● **WRITTEN REQUEST**: Reproduce the data below in full and exclude every picture.

--- Begin DATA BLOCK ---

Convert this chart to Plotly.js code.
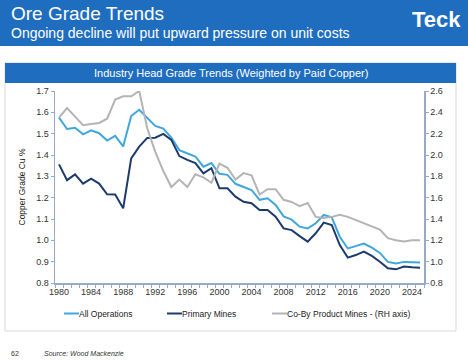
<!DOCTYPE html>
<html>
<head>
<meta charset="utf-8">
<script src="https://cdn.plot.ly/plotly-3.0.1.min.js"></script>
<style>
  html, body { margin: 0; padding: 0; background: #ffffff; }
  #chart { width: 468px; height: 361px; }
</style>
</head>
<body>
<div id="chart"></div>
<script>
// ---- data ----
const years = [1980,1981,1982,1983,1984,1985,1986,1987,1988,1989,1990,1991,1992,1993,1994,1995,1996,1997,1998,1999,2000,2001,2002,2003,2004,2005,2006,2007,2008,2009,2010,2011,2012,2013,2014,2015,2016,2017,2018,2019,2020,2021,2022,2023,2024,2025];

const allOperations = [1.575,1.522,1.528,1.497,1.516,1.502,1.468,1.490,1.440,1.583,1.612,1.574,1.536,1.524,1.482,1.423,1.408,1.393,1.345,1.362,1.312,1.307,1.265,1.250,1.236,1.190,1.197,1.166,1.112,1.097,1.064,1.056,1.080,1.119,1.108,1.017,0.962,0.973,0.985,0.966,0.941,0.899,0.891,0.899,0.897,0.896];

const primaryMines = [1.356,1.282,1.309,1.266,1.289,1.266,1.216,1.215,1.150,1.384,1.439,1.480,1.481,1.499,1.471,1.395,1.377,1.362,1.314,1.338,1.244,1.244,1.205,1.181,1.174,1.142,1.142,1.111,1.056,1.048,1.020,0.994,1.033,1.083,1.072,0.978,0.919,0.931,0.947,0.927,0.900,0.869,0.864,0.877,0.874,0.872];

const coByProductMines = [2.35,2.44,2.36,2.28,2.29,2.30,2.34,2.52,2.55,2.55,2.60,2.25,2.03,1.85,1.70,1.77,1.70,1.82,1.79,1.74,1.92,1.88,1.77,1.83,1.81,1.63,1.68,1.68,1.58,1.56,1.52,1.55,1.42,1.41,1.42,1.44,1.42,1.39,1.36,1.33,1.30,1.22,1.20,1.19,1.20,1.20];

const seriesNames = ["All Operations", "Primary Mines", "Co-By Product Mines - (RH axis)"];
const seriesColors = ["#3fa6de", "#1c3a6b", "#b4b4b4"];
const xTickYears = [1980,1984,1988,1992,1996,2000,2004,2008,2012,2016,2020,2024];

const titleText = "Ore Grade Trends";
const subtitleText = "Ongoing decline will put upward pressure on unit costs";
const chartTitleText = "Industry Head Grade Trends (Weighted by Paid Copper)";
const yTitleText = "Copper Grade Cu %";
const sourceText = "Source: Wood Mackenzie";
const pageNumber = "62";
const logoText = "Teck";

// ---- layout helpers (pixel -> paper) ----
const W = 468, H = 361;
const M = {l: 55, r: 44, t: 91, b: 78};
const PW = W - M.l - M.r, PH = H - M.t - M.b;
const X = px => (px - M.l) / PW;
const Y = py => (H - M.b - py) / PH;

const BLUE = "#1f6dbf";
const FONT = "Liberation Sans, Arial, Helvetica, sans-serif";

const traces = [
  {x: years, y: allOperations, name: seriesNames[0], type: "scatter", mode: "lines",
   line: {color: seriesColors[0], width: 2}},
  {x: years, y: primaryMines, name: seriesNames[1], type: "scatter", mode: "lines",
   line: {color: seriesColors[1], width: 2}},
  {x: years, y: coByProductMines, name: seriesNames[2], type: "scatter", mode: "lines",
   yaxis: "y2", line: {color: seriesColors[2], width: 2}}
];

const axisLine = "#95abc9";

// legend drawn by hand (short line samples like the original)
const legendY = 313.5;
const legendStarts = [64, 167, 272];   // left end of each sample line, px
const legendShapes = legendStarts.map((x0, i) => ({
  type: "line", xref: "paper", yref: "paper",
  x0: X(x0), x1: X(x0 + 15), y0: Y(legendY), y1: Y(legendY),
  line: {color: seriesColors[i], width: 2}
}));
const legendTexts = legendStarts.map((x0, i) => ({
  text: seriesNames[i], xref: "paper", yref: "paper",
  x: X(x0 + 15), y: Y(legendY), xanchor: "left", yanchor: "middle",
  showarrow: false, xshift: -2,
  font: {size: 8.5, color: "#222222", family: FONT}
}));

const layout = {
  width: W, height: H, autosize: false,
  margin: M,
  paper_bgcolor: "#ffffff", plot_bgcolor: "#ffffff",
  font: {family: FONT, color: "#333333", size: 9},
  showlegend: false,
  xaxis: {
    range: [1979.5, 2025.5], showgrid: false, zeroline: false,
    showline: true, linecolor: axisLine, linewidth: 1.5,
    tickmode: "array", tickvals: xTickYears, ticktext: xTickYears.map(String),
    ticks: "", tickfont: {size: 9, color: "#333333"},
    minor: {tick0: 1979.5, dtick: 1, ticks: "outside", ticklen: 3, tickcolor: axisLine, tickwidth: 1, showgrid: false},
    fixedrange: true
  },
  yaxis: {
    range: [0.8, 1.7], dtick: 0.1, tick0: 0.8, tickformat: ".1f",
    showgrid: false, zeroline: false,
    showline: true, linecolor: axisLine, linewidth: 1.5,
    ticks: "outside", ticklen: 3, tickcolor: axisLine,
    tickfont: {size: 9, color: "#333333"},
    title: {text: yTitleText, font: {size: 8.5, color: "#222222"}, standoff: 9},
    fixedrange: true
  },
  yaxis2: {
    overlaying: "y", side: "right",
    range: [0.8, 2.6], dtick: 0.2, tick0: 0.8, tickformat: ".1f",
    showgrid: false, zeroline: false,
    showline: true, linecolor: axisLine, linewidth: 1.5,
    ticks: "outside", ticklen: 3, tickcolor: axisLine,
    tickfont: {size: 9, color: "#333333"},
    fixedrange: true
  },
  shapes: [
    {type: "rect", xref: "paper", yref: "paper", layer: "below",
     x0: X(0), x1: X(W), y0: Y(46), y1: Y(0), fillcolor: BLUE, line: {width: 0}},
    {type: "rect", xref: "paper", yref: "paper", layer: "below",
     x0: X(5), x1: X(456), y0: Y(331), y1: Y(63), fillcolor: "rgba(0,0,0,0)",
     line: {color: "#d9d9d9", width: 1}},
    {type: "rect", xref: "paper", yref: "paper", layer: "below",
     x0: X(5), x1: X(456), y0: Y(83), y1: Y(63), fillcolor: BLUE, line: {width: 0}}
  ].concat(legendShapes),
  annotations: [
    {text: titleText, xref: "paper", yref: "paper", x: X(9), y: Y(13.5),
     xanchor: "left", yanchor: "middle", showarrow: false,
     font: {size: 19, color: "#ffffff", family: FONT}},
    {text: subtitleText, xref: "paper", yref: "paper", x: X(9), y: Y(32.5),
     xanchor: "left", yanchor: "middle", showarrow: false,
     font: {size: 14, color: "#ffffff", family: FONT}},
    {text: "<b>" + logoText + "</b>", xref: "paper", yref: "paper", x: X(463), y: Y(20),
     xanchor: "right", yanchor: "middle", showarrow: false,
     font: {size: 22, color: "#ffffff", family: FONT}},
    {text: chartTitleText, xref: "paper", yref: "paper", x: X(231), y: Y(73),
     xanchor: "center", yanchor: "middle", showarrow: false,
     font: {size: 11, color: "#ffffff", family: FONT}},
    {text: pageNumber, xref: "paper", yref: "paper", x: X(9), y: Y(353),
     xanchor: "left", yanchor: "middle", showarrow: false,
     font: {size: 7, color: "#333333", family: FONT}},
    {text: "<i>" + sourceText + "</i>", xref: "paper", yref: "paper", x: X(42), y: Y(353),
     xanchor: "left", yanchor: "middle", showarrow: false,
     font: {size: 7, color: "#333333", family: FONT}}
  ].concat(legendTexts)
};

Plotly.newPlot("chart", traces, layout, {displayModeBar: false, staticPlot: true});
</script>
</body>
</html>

--- End DATA BLOCK ---

● **FULL RESPONSE**:
Convert this chart to Plotly.js code.
<!DOCTYPE html>
<html>
<head>
<meta charset="utf-8">
<script src="https://cdn.plot.ly/plotly-3.0.1.min.js"></script>
<style>
  html, body { margin: 0; padding: 0; background: #ffffff; }
  #chart { width: 468px; height: 361px; }
</style>
</head>
<body>
<div id="chart"></div>
<script>
// ---- data ----
const years = [1980,1981,1982,1983,1984,1985,1986,1987,1988,1989,1990,1991,1992,1993,1994,1995,1996,1997,1998,1999,2000,2001,2002,2003,2004,2005,2006,2007,2008,2009,2010,2011,2012,2013,2014,2015,2016,2017,2018,2019,2020,2021,2022,2023,2024,2025];

const allOperations = [1.575,1.522,1.528,1.497,1.516,1.502,1.468,1.490,1.440,1.583,1.612,1.574,1.536,1.524,1.482,1.423,1.408,1.393,1.345,1.362,1.312,1.307,1.265,1.250,1.236,1.190,1.197,1.166,1.112,1.097,1.064,1.056,1.080,1.119,1.108,1.017,0.962,0.973,0.985,0.966,0.941,0.899,0.891,0.899,0.897,0.896];

const primaryMines = [1.356,1.282,1.309,1.266,1.289,1.266,1.216,1.215,1.150,1.384,1.439,1.480,1.481,1.499,1.471,1.395,1.377,1.362,1.314,1.338,1.244,1.244,1.205,1.181,1.174,1.142,1.142,1.111,1.056,1.048,1.020,0.994,1.033,1.083,1.072,0.978,0.919,0.931,0.947,0.927,0.900,0.869,0.864,0.877,0.874,0.872];

const coByProductMines = [2.35,2.44,2.36,2.28,2.29,2.30,2.34,2.52,2.55,2.55,2.60,2.25,2.03,1.85,1.70,1.77,1.70,1.82,1.79,1.74,1.92,1.88,1.77,1.83,1.81,1.63,1.68,1.68,1.58,1.56,1.52,1.55,1.42,1.41,1.42,1.44,1.42,1.39,1.36,1.33,1.30,1.22,1.20,1.19,1.20,1.20];

const seriesNames = ["All Operations", "Primary Mines", "Co-By Product Mines - (RH axis)"];
const seriesColors = ["#3fa6de", "#1c3a6b", "#b4b4b4"];
const xTickYears = [1980,1984,1988,1992,1996,2000,2004,2008,2012,2016,2020,2024];

const titleText = "Ore Grade Trends";
const subtitleText = "Ongoing decline will put upward pressure on unit costs";
const chartTitleText = "Industry Head Grade Trends (Weighted by Paid Copper)";
const yTitleText = "Copper Grade Cu %";
const sourceText = "Source: Wood Mackenzie";
const pageNumber = "62";
const logoText = "Teck";

// ---- layout helpers (pixel -> paper) ----
const W = 468, H = 361;
const M = {l: 55, r: 44, t: 91, b: 78};
const PW = W - M.l - M.r, PH = H - M.t - M.b;
const X = px => (px - M.l) / PW;
const Y = py => (H - M.b - py) / PH;

const BLUE = "#1f6dbf";
const FONT = "Liberation Sans, Arial, Helvetica, sans-serif";

const traces = [
  {x: years, y: allOperations, name: seriesNames[0], type: "scatter", mode: "lines",
   line: {color: seriesColors[0], width: 2}},
  {x: years, y: primaryMines, name: seriesNames[1], type: "scatter", mode: "lines",
   line: {color: seriesColors[1], width: 2}},
  {x: years, y: coByProductMines, name: seriesNames[2], type: "scatter", mode: "lines",
   yaxis: "y2", line: {color: seriesColors[2], width: 2}}
];

const axisLine = "#95abc9";

// legend drawn by hand (short line samples like the original)
const legendY = 313.5;
const legendStarts = [64, 167, 272];   // left end of each sample line, px
const legendShapes = legendStarts.map((x0, i) => ({
  type: "line", xref: "paper", yref: "paper",
  x0: X(x0), x1: X(x0 + 15), y0: Y(legendY), y1: Y(legendY),
  line: {color: seriesColors[i], width: 2}
}));
const legendTexts = legendStarts.map((x0, i) => ({
  text: seriesNames[i], xref: "paper", yref: "paper",
  x: X(x0 + 15), y: Y(legendY), xanchor: "left", yanchor: "middle",
  showarrow: false, xshift: -2,
  font: {size: 8.5, color: "#222222", family: FONT}
}));

const layout = {
  width: W, height: H, autosize: false,
  margin: M,
  paper_bgcolor: "#ffffff", plot_bgcolor: "#ffffff",
  font: {family: FONT, color: "#333333", size: 9},
  showlegend: false,
  xaxis: {
    range: [1979.5, 2025.5], showgrid: false, zeroline: false,
    showline: true, linecolor: axisLine, linewidth: 1.5,
    tickmode: "array", tickvals: xTickYears, ticktext: xTickYears.map(String),
    ticks: "", tickfont: {size: 9, color: "#333333"},
    minor: {tick0: 1979.5, dtick: 1, ticks: "outside", ticklen: 3, tickcolor: axisLine, tickwidth: 1, showgrid: false},
    fixedrange: true
  },
  yaxis: {
    range: [0.8, 1.7], dtick: 0.1, tick0: 0.8, tickformat: ".1f",
    showgrid: false, zeroline: false,
    showline: true, linecolor: axisLine, linewidth: 1.5,
    ticks: "outside", ticklen: 3, tickcolor: axisLine,
    tickfont: {size: 9, color: "#333333"},
    title: {text: yTitleText, font: {size: 8.5, color: "#222222"}, standoff: 9},
    fixedrange: true
  },
  yaxis2: {
    overlaying: "y", side: "right",
    range: [0.8, 2.6], dtick: 0.2, tick0: 0.8, tickformat: ".1f",
    showgrid: false, zeroline: false,
    showline: true, linecolor: axisLine, linewidth: 1.5,
    ticks: "outside", ticklen: 3, tickcolor: axisLine,
    tickfont: {size: 9, color: "#333333"},
    fixedrange: true
  },
  shapes: [
    {type: "rect", xref: "paper", yref: "paper", layer: "below",
     x0: X(0), x1: X(W), y0: Y(46), y1: Y(0), fillcolor: BLUE, line: {width: 0}},
    {type: "rect", xref: "paper", yref: "paper", layer: "below",
     x0: X(5), x1: X(456), y0: Y(331), y1: Y(63), fillcolor: "rgba(0,0,0,0)",
     line: {color: "#d9d9d9", width: 1}},
    {type: "rect", xref: "paper", yref: "paper", layer: "below",
     x0: X(5), x1: X(456), y0: Y(83), y1: Y(63), fillcolor: BLUE, line: {width: 0}}
  ].concat(legendShapes),
  annotations: [
    {text: titleText, xref: "paper", yref: "paper", x: X(9), y: Y(13.5),
     xanchor: "left", yanchor: "middle", showarrow: false,
     font: {size: 19, color: "#ffffff", family: FONT}},
    {text: subtitleText, xref: "paper", yref: "paper", x: X(9), y: Y(32.5),
     xanchor: "left", yanchor: "middle", showarrow: false,
     font: {size: 14, color: "#ffffff", family: FONT}},
    {text: "<b>" + logoText + "</b>", xref: "paper", yref: "paper", x: X(463), y: Y(20),
     xanchor: "right", yanchor: "middle", showarrow: false,
     font: {size: 22, color: "#ffffff", family: FONT}},
    {text: chartTitleText, xref: "paper", yref: "paper", x: X(231), y: Y(73),
     xanchor: "center", yanchor: "middle", showarrow: false,
     font: {size: 11, color: "#ffffff", family: FONT}},
    {text: pageNumber, xref: "paper", yref: "paper", x: X(9), y: Y(353),
     xanchor: "left", yanchor: "middle", showarrow: false,
     font: {size: 7, color: "#333333", family: FONT}},
    {text: "<i>" + sourceText + "</i>", xref: "paper", yref: "paper", x: X(42), y: Y(353),
     xanchor: "left", yanchor: "middle", showarrow: false,
     font: {size: 7, color: "#333333", family: FONT}}
  ].concat(legendTexts)
};

Plotly.newPlot("chart", traces, layout, {displayModeBar: false, staticPlot: true});
</script>
</body>
</html>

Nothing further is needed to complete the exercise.